Give back exactly the lines from the beginning of the listing below to the line holding "plt.rcParams['axes.formatter.use_mathtext'] = True", both ends included; the pictures stay out.

## Data excerpt
◇ ◇ ◇ ◇ ◇ ◇ ◇
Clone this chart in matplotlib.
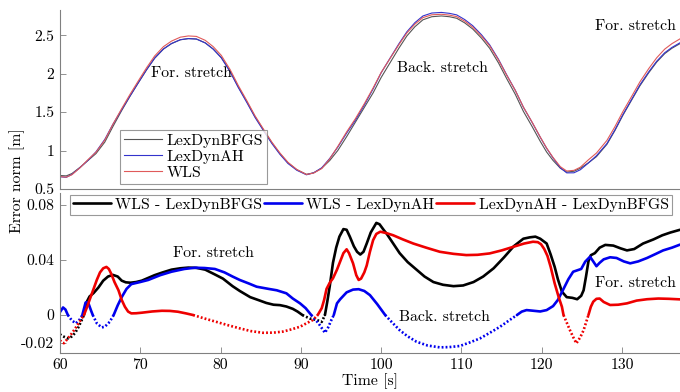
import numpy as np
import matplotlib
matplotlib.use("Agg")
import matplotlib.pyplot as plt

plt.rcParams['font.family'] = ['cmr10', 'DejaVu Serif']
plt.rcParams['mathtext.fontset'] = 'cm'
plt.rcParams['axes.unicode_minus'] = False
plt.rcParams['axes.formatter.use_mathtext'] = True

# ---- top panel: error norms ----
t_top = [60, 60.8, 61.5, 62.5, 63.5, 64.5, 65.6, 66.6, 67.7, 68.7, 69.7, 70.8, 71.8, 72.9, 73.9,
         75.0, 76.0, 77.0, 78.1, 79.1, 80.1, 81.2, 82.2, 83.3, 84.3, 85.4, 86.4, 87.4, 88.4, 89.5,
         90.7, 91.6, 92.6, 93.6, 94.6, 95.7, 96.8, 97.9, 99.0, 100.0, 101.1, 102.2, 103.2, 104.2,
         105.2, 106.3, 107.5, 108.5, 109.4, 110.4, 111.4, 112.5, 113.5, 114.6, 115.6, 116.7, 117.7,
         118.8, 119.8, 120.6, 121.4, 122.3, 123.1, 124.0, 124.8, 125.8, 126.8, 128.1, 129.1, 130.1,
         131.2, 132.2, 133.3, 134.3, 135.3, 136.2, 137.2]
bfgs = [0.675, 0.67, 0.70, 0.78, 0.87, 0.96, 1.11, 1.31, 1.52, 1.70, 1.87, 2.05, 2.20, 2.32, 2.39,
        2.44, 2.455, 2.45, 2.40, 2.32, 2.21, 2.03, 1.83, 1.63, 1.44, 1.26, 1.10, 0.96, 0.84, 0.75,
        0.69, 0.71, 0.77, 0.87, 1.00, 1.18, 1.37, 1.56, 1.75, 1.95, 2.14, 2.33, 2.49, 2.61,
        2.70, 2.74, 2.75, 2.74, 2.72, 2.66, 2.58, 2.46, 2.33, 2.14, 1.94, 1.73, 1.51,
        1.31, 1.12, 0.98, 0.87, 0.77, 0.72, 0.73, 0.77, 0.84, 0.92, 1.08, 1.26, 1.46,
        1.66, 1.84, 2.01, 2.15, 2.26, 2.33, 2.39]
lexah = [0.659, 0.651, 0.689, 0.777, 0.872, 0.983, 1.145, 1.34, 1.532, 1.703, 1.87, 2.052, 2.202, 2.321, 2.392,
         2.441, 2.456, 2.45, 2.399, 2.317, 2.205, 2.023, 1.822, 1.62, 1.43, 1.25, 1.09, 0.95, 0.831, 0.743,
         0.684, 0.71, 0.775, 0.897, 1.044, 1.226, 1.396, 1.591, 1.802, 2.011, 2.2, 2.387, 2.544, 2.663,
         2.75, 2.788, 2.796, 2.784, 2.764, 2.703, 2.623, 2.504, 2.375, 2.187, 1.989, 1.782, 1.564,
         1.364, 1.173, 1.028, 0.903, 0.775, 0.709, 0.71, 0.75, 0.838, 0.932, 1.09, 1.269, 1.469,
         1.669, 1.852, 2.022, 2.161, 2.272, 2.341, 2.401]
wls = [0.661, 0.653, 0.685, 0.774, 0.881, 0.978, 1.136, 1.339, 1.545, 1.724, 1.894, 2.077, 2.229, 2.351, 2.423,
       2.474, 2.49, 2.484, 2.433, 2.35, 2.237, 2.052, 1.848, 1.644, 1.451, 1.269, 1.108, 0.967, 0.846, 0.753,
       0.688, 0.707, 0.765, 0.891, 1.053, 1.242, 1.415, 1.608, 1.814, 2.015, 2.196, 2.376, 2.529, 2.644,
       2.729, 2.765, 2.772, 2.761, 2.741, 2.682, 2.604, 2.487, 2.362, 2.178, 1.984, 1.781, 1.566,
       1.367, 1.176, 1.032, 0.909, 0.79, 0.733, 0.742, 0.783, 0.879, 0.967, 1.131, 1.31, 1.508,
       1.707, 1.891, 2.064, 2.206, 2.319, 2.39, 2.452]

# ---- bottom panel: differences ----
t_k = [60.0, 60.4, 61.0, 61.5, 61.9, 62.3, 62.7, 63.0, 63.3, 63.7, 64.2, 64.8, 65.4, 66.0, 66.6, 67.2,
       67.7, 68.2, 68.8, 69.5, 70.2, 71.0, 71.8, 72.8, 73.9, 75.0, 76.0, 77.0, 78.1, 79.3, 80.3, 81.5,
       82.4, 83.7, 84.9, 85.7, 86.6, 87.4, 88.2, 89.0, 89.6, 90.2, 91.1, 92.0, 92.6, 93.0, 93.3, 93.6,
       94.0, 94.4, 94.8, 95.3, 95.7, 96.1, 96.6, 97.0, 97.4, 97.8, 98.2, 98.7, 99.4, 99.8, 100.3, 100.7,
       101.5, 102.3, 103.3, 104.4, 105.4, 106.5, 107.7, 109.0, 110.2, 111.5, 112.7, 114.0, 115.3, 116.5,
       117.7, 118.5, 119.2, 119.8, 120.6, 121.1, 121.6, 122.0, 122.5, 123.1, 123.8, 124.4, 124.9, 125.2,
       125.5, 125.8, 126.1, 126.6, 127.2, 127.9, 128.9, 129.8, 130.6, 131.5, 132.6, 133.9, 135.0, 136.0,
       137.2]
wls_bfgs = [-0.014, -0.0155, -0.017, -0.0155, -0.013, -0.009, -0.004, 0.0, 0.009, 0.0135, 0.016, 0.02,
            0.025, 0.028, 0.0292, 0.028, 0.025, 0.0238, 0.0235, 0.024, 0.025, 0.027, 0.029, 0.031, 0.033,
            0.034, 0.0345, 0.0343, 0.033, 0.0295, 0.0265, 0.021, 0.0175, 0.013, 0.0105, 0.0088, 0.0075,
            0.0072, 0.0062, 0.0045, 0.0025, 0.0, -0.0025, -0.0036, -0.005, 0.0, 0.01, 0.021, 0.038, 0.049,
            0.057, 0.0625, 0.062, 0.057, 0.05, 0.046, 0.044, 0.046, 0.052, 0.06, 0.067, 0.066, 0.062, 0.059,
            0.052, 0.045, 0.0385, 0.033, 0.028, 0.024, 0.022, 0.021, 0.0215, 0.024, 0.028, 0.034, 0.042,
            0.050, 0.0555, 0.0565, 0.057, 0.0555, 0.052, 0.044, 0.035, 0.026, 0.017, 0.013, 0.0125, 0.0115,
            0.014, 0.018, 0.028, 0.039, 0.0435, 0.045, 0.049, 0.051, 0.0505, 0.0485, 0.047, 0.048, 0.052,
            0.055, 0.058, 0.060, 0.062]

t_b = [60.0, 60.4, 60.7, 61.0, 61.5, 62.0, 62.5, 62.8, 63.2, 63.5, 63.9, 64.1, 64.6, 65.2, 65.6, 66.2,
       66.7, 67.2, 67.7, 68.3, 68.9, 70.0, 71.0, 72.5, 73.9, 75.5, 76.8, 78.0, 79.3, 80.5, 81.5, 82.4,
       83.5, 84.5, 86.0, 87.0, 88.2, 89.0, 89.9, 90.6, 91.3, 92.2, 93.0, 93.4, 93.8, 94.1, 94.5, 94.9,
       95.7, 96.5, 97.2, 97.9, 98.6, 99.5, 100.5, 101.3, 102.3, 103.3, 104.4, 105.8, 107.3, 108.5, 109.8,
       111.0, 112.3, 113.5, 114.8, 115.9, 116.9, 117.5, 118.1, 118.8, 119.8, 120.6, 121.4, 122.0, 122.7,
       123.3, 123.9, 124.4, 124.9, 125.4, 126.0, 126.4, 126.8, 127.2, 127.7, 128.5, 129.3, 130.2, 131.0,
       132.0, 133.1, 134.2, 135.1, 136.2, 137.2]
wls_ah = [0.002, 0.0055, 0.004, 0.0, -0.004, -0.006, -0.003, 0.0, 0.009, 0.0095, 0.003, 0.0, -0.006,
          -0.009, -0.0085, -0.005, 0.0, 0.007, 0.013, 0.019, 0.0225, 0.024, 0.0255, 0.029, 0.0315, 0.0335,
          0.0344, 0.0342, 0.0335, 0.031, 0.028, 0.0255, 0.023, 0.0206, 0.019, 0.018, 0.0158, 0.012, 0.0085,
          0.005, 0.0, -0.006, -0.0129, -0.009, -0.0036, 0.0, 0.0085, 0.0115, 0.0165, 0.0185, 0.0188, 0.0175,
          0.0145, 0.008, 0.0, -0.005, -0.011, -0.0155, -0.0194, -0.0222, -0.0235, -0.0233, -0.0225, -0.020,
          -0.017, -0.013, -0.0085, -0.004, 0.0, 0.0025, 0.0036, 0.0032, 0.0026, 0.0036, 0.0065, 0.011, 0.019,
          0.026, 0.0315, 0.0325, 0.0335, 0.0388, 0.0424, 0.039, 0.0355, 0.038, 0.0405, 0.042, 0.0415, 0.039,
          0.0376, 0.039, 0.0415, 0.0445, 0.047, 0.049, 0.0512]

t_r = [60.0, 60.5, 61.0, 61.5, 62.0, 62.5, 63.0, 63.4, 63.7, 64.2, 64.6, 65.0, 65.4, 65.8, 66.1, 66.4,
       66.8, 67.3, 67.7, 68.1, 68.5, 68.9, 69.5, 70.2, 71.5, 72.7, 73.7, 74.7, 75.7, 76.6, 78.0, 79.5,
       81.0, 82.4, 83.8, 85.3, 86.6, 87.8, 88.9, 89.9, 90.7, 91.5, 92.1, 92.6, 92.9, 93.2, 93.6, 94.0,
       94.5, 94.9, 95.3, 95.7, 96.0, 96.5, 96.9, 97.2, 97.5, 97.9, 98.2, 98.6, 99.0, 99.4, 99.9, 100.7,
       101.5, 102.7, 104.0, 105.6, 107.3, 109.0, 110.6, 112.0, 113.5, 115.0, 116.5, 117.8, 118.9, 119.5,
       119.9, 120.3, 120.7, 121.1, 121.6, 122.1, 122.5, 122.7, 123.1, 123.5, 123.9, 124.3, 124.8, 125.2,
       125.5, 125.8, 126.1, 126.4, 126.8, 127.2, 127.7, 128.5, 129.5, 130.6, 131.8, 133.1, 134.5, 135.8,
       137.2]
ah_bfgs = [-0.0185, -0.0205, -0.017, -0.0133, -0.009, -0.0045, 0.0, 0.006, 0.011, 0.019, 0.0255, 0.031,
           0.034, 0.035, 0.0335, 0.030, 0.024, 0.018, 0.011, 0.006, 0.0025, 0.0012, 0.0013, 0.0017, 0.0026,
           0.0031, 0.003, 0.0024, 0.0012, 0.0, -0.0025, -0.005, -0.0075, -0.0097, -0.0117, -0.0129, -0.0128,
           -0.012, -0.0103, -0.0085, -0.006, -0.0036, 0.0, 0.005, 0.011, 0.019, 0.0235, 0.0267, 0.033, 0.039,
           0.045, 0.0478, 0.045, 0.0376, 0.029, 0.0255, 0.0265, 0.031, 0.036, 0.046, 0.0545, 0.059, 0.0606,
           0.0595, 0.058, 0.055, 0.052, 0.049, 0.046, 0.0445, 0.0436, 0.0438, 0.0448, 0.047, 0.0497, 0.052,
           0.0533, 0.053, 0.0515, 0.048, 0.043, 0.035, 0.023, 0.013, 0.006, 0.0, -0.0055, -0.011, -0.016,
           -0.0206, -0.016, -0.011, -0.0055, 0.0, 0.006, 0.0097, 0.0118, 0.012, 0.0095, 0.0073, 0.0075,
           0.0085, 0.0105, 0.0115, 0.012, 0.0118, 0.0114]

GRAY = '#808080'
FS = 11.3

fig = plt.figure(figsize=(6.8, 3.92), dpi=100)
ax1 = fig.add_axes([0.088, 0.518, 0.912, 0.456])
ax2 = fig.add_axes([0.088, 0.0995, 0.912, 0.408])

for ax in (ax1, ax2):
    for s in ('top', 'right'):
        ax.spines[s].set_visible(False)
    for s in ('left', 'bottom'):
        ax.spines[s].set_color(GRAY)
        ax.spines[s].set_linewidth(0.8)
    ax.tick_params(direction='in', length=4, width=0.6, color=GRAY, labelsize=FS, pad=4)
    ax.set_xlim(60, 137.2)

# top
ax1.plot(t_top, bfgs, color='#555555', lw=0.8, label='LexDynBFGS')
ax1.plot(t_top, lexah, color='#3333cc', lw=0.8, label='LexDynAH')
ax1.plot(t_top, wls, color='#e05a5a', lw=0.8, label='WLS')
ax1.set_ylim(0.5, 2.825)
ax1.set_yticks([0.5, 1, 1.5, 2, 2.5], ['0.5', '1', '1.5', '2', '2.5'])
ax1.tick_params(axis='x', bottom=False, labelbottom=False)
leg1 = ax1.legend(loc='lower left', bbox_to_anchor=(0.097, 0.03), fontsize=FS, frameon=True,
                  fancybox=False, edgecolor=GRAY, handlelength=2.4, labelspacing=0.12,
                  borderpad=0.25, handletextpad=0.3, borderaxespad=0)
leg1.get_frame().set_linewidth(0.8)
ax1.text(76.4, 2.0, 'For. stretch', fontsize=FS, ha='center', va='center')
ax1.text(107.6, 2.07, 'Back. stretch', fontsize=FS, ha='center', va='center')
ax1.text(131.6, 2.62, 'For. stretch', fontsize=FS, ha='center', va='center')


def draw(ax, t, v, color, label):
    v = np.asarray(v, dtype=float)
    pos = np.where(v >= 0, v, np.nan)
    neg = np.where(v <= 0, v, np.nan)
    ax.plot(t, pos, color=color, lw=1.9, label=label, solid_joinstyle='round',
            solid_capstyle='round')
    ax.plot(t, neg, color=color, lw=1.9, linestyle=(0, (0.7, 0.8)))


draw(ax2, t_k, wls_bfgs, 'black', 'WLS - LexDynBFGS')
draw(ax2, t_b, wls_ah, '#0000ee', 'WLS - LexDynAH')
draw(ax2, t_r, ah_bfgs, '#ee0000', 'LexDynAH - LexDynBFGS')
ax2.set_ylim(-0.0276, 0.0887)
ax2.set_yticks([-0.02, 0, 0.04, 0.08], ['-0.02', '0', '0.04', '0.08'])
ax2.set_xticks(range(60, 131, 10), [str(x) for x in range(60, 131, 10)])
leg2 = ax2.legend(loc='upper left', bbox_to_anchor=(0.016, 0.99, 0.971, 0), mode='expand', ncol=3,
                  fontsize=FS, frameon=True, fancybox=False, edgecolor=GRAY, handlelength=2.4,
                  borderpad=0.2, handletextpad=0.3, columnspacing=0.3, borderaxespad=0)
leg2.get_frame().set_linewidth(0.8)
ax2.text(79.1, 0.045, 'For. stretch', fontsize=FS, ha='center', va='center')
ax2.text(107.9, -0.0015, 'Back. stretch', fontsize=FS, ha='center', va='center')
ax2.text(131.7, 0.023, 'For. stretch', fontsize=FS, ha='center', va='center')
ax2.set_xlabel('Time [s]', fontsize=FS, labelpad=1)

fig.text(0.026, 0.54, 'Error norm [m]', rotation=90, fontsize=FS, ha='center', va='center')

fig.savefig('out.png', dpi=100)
◇ ◇ ◇ ◇ ◇ ◇ ◇
## Response to the exercise
Clone this chart in matplotlib.
import numpy as np
import matplotlib
matplotlib.use("Agg")
import matplotlib.pyplot as plt

plt.rcParams['font.family'] = ['cmr10', 'DejaVu Serif']
plt.rcParams['mathtext.fontset'] = 'cm'
plt.rcParams['axes.unicode_minus'] = False
plt.rcParams['axes.formatter.use_mathtext'] = True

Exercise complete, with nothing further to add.